In Hawarden Hills, buyers are often paying for a combination of architecture, land, privacy, and lifestyle utility. Your prep should make each of those elements easy to recognize.
If you can remove the friction, sharpen the presentation, and price with discipline, your home will have a stronger chance of standing out in a premium but measured market.
If you are thinking about selling in Hawarden Hills and want a clear, data-driven prep strategy, Adam Schwarz can help you position your home with local insight, sharp pricing, and media-forward marketing.
FAQs
What makes preparing a luxury home in Hawarden Hills different from other Riverside neighborhoods?
- Hawarden Hills is more property-specific, with value often tied to lot size, terrain, privacy, outdoor living, and custom features rather than interior square footage alone.

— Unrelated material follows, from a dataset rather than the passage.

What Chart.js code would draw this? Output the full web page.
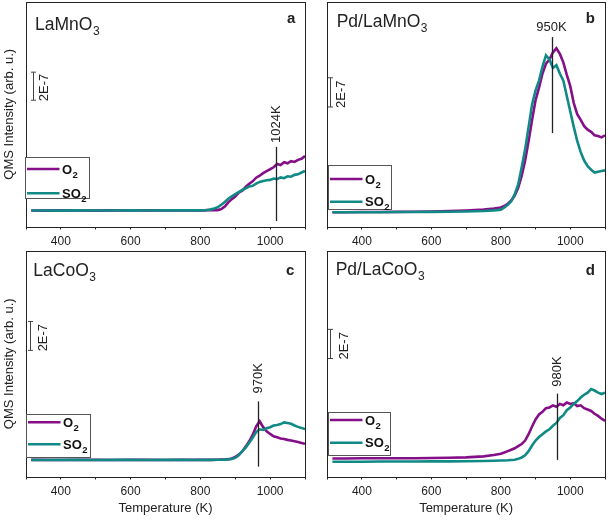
<!DOCTYPE html>
<html lang="en">
<head>
<meta charset="UTF-8">
<title>QMS O2 / SO2 traces</title>
<script src="https://cdn.jsdelivr.net/npm/chart.js@4.4.1/dist/chart.umd.min.js"></script>
<style>
  body { margin: 0; background: #fff; }
  #wrap { position: relative; width: 610px; height: 520px; }
  canvas { position: absolute; }
</style>
</head>
<body>
<div id="wrap">
  <canvas id="pa" width="310" height="250" style="left:0;top:0"></canvas>
  <canvas id="pb" width="305" height="250" style="left:305px;top:0"></canvas>
  <canvas id="pc" width="310" height="280" style="left:0;top:240px"></canvas>
  <canvas id="pd" width="305" height="280" style="left:305px;top:240px"></canvas>
</div>
<script>
// temperature grid (K), shared by all traces
const temps = [315, 350, 400, 450, 500, 550, 600, 650, 700, 750, 780,
  800, 810, 820, 830, 840, 850, 860, 870, 880, 890, 900, 910, 920, 930, 940, 950, 960, 970, 980, 990,
  1000, 1010, 1020, 1030, 1040, 1050, 1060, 1070, 1080, 1090, 1100];

// intensities in units of 1E-7 (arb. offset)
const aO2 = [1.14, 1.13, 1.15, 1.14, 1.13, 1.15, 1.14, 1.15, 1.14, 1.16, 1.15,
  1.16, 1.15, 1.17, 1.16, 1.18, 1.17, 1.24, 1.42, 1.72, 1.95, 2.14, 2.42, 2.55, 2.82, 3.05, 3.22, 3.48, 3.62, 3.8, 3.95,
  4.08, 4.22, 4.45, 4.38, 4.58, 4.5, 4.66, 4.6, 4.75, 4.82, 5.02];
const aSO2 = [1.14, 1.14, 1.13, 1.15, 1.14, 1.14, 1.15, 1.14, 1.15, 1.15, 1.16,
  1.15, 1.16, 1.18, 1.22, 1.28, 1.38, 1.55, 1.75, 1.98, 2.15, 2.3, 2.45, 2.6, 2.72, 2.85, 2.9, 3.05, 3.18, 3.25, 3.3,
  3.32, 3.42, 3.38, 3.5, 3.44, 3.58, 3.55, 3.68, 3.72, 3.85, 3.95];

const bO2 = [1.02, 1.02, 1.03, 1.03, 1.04, 1.05, 1.07, 1.1, 1.14, 1.2, 1.28,
  1.36, 1.46, 1.62, 1.85, 2.2, 2.75, 3.6, 4.7, 6.1, 7.6, 9.0, 9.9, 10.9, 11.6, 11.9, 12.4, 12.7, 12.3, 11.7, 10.8,
  10.0, 8.8, 8.0, 7.6, 7.15, 6.9, 6.75, 6.5, 6.45, 6.35, 6.5];
const bSO2 = [1.02, 1.02, 1.02, 1.02, 1.03, 1.03, 1.04, 1.05, 1.07, 1.1, 1.15,
  1.2, 1.35, 1.55, 1.8, 2.3, 3.0, 4.2, 5.5, 7.1, 8.7, 9.7, 10.4, 11.4, 12.2, 11.9, 11.3, 11.5, 10.9, 10.4, 9.3,
  8.2, 7.1, 6.1, 5.3, 4.7, 4.3, 4.05, 3.85, 3.9, 3.95, 4.0];

const cO2 = [1.18, 1.18, 1.17, 1.18, 1.18, 1.17, 1.18, 1.18, 1.17, 1.18, 1.18,
  1.18, 1.18, 1.19, 1.18, 1.19, 1.19, 1.2, 1.21, 1.23, 1.28, 1.38, 1.55, 1.78, 2.12, 2.5, 2.95, 3.55, 3.92, 3.5, 3.2,
  3.02, 2.85, 2.78, 2.7, 2.66, 2.6, 2.55, 2.5, 2.44, 2.38, 2.32];
const cSO2 = [1.18, 1.17, 1.18, 1.18, 1.17, 1.18, 1.18, 1.17, 1.18, 1.18, 1.17,
  1.18, 1.18, 1.18, 1.19, 1.18, 1.19, 1.19, 1.2, 1.21, 1.25, 1.32, 1.5, 1.8, 2.05, 2.4, 2.75, 3.15, 3.35, 3.3, 3.42,
  3.5, 3.62, 3.66, 3.72, 3.84, 3.8, 3.74, 3.62, 3.52, 3.45, 3.36];

const dO2 = [1.28, 1.28, 1.29, 1.29, 1.3, 1.3, 1.31, 1.33, 1.36, 1.43, 1.52,
  1.62, 1.7, 1.8, 1.9, 2.0, 2.15, 2.3, 2.55, 3.0, 3.55, 4.05, 4.4, 4.6, 4.85, 4.9, 5.05, 4.95, 5.15, 5.05, 5.25,
  5.15, 5.2, 5.0, 5.05, 4.85, 4.75, 4.65, 4.45, 4.3, 4.1, 3.95];
const dSO2 = [1.05, 1.05, 1.05, 1.06, 1.06, 1.06, 1.07, 1.07, 1.08, 1.1, 1.12,
  1.13, 1.14, 1.15, 1.17, 1.19, 1.25, 1.35, 1.5, 1.8, 2.2, 2.55, 2.8, 3.0, 3.2, 3.35, 3.6, 3.8, 4.15, 4.35, 4.7,
  4.9, 5.15, 5.35, 5.6, 5.8, 5.95, 6.2, 6.1, 5.95, 5.85, 5.95];

const gases = ['O2', 'SO2'];
const xTicks = [400, 600, 800, 1000];

const PURPLE = '#850f88';
const TEAL = '#118a86';
const FONT = '"Liberation Sans", Arial, sans-serif';

Chart.defaults.font.family = FONT;
Chart.defaults.color = '#222';

// per-panel annotations (offsets in px from the plot area, levels in data units)
const panels = {
  pa: { title: ['LaMnO', '3'], titleAt: [9, 28], letter: 'a', letterAt: [9.7, 21],
        bar: { dx: 6.7, lo: 9.0, hi: 11.0, tx: 10.6 },
        mark: { at: 1017, lo: 0.39, hi: 5.67, label: '1024K', rotate: true, gap: 4 },
        legend: { dx: -1, dy: 154.7, w: 64, h: 40.6, rows: [167, 191.3] } },
  pb: { title: ['Pd/LaMnO', '3'], titleAt: [9.5, 25.3], letter: 'b', letterAt: [10.2, 21.3],
        bar: { dx: 2.8, lo: 8.52, hi: 10.6, tx: 10.7 },
        mark: { at: 947, lo: 6.66, hi: 13.5, label: '950K', rotate: false, gap: 6 },
        legend: { dx: 1.1, dy: 163, w: 62.7, h: 44.3, rows: [177, 199.7] } },
  pc: { title: ['LaCoO', '3'], titleAt: [7.3, 25], letter: 'c', letterAt: [10.7, 24],
        bar: { dx: 4, lo: 8.95, hi: 11.0, tx: 12.7 },
        mark: { at: 965, lo: 0.7, hi: 5.33, label: '970K', rotate: true, gap: 8 },
        legend: { dx: 0, dy: 163, w: 64, h: 42.7, rows: [171.3, 193.3] } },
  pd: { title: ['Pd/LaCoO', '3'], titleAt: [8.5, 24], letter: 'd', letterAt: [10.2, 24],
        bar: { dx: 2.8, lo: 8.37, hi: 10.44, tx: 14.3 },
        mark: { at: 962, lo: 1.18, hi: 5.88, label: '980K', rotate: true, gap: 7 },
        legend: { dx: 0.5, dy: 160.7, w: 62.3, h: 43.3, rows: [169, 191.7] } }
};

const decor = {
  id: 'decor',
  afterDatasetsDraw(chart) {
    const p = panels[chart.canvas.id];
    const { ctx, chartArea: a, scales: { x, y } } = chart;
    ctx.save();

    // box around plot area
    const l = Math.round(a.left) + 0.5, t = Math.round(a.top) + 0.5;
    ctx.strokeStyle = '#222';
    ctx.lineWidth = 1;
    ctx.strokeRect(l, t, Math.round(a.right) - Math.round(a.left), Math.round(a.bottom) - Math.round(a.top));

    // sample name with subscript
    ctx.fillStyle = '#222';
    ctx.textAlign = 'left';
    ctx.textBaseline = 'alphabetic';
    ctx.font = '17.5px ' + FONT;
    const tx = a.left + p.titleAt[0], ty = a.top + p.titleAt[1];
    ctx.fillText(p.title[0], tx, ty);
    const tw = ctx.measureText(p.title[0]).width;
    ctx.font = '12px ' + FONT;
    ctx.fillText(p.title[1], tx + tw + 0.5, ty + 5);

    // panel letter
    ctx.font = 'bold 15px ' + FONT;
    ctx.textAlign = 'right';
    ctx.fillText(p.letter, a.right - p.letterAt[0], a.top + p.letterAt[1]);

    // 2E-7 scale bar
    const bx = Math.round(a.left + p.bar.dx) + 0.5;
    const b1 = y.getPixelForValue(p.bar.lo), b2 = y.getPixelForValue(p.bar.hi);
    ctx.strokeStyle = '#444';
    ctx.lineWidth = 1;
    ctx.beginPath();
    ctx.moveTo(bx, b1); ctx.lineTo(bx, b2);
    ctx.moveTo(bx - 2.5, b1); ctx.lineTo(bx + 2.5, b1);
    ctx.moveTo(bx - 2.5, b2); ctx.lineTo(bx + 2.5, b2);
    ctx.stroke();
    ctx.save();
    ctx.translate(bx + p.bar.tx, b1 + 1);
    ctx.rotate(-Math.PI / 2);
    ctx.font = '13px ' + FONT;
    ctx.textAlign = 'left';
    ctx.textBaseline = 'middle';
    ctx.fillText('2E-7', 0, 0);
    ctx.restore();

    // peak marker
    const mx = Math.round(x.getPixelForValue(p.mark.at)) + 0.5;
    const m1 = y.getPixelForValue(p.mark.lo), m2 = y.getPixelForValue(p.mark.hi);
    ctx.strokeStyle = '#222';
    ctx.lineWidth = 1.3;
    ctx.beginPath();
    ctx.moveTo(mx, m1); ctx.lineTo(mx, m2);
    ctx.stroke();
    ctx.fillStyle = '#222';
    ctx.font = '13px ' + FONT;
    if (p.mark.rotate) {
      ctx.save();
      ctx.translate(mx, m2 - p.mark.gap);
      ctx.rotate(-Math.PI / 2);
      ctx.textAlign = 'left';
      ctx.textBaseline = 'middle';
      ctx.fillText(p.mark.label, 0, 0);
      ctx.restore();
    } else {
      ctx.textAlign = 'center';
      ctx.textBaseline = 'alphabetic';
      ctx.fillText(p.mark.label, mx - 1, m2 - p.mark.gap);
    }

    // legend box
    const L = p.legend;
    const lx = Math.round(a.left + L.dx) + 0.5, ly = Math.round(a.top + L.dy) + 0.5;
    ctx.fillStyle = '#fff';
    ctx.fillRect(lx, ly, L.w, L.h);
    ctx.strokeStyle = '#555';
    ctx.lineWidth = 1;
    ctx.strokeRect(lx, ly, Math.round(L.w), Math.round(L.h));
    chart.data.datasets.forEach((ds, i) => {
      const ry = a.top + L.rows[i];
      ctx.strokeStyle = ds.borderColor;
      ctx.lineWidth = 2.5;
      ctx.beginPath();
      ctx.moveTo(lx + 1.5, ry); ctx.lineTo(lx + 34, ry);
      ctx.stroke();
      const m = ds.label.match(/^(\D+)(\d+)$/);
      ctx.fillStyle = '#111';
      ctx.textAlign = 'left';
      ctx.textBaseline = 'alphabetic';
      ctx.font = 'bold 13px ' + FONT;
      ctx.fillText(m[1], lx + 36.5, ry + 4.5);
      const w = ctx.measureText(m[1]).width;
      ctx.font = 'bold 9.5px ' + FONT;
      ctx.fillText(m[2], lx + 36.5 + w + 0.5, ry + 8.5);
    });

    ctx.restore();
  }
};

function makePanel(id, o2, so2, opt) {
  const pts = arr => temps.map((t, i) => ({ x: t, y: arr[i] }));
  new Chart(document.getElementById(id), {
    type: 'line',
    data: {
      datasets: [
        { label: gases[0], data: pts(o2), borderColor: PURPLE, borderWidth: 2.6, pointRadius: 0, order: 1 },
        { label: gases[1], data: pts(so2), borderColor: TEAL, borderWidth: 2.6, pointRadius: 0, order: 0 }
      ]
    },
    options: {
      responsive: false,
      animation: false,
      layout: { padding: { left: 0, top: opt.top, right: opt.right, bottom: 0 } },
      plugins: { legend: { display: false }, tooltip: { enabled: false } },
      scales: {
        x: {
          type: 'linear', min: 300, max: 1100,
          ticks: {
            stepSize: 100, autoSkip: false, maxRotation: 0, padding: 5,
            font: { size: 12 }, color: '#222',
            callback: v => (xTicks.includes(v) ? String(v) : '')
          },
          grid: { display: true, drawOnChartArea: false, drawTicks: true, tickLength: 3, color: '#222' },
          border: { display: false },
          title: { display: opt.xTitle, text: 'Temperature (K)', font: { size: 13 }, color: '#222',
                   padding: { top: 0, bottom: 4 } },
          afterFit: s => { s.height = opt.xh; }
        },
        y: {
          min: 0, max: 16,
          ticks: { display: false },
          grid: { display: false },
          border: { display: false },
          title: { display: opt.yTitle, text: 'QMS Intensity (arb. u.)', font: { size: 13 }, color: '#222',
                   padding: { top: 2, bottom: 0 } },
          afterFit: s => { s.width = opt.yw; }
        }
      }
    },
    plugins: [decor]
  });
}

makePanel('pa', aO2, aSO2, { top: 2, right: 3.3, xh: 23.5, yw: 26, xTitle: false, yTitle: true });
makePanel('pb', bO2, bSO2, { top: 2, right: 1.5, xh: 23.5, yw: 22.2, xTitle: false, yTitle: false });
makePanel('pc', cO2, cSO2, { top: 11, right: 3.3, xh: 43.5, yw: 26, xTitle: true, yTitle: true });
makePanel('pd', dO2, dSO2, { top: 11, right: 1.5, xh: 43.5, yw: 22.2, xTitle: true, yTitle: false });
</script>
</body>
</html>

When should you start preparing a Hawarden Hills home for sale?
- You should start as early as possible, especially if you hope to list in spring, because repairs, landscaping, staging, disclosures, and media production often take longer for luxury homes.
What upgrades matter most before listing a luxury home in Hawarden Hills?
- The highest-return items are usually decluttering, deep cleaning, curb appeal improvements, selective staging, and fixing visible maintenance issues rather than taking on major renovations.
Should you stage a luxury home in Hawarden Hills before listing?
- Yes, in many cases strategic staging helps buyers visualize the home better, especially in key rooms like the living room, primary bedroom, dining room, and kitchen.
What should luxury listing photos show in Hawarden Hills?
- The best photos should highlight the home’s setting, approach, lot, outdoor amenities, architectural details, and any features like pools, guest spaces, or expansive grounds.
Why do disclosures matter when selling an older Hawarden Hills home?
- California disclosure requirements can affect timing and buyer confidence, so starting disclosure prep early can help uncover issues, support transparency, and reduce surprises during escrow.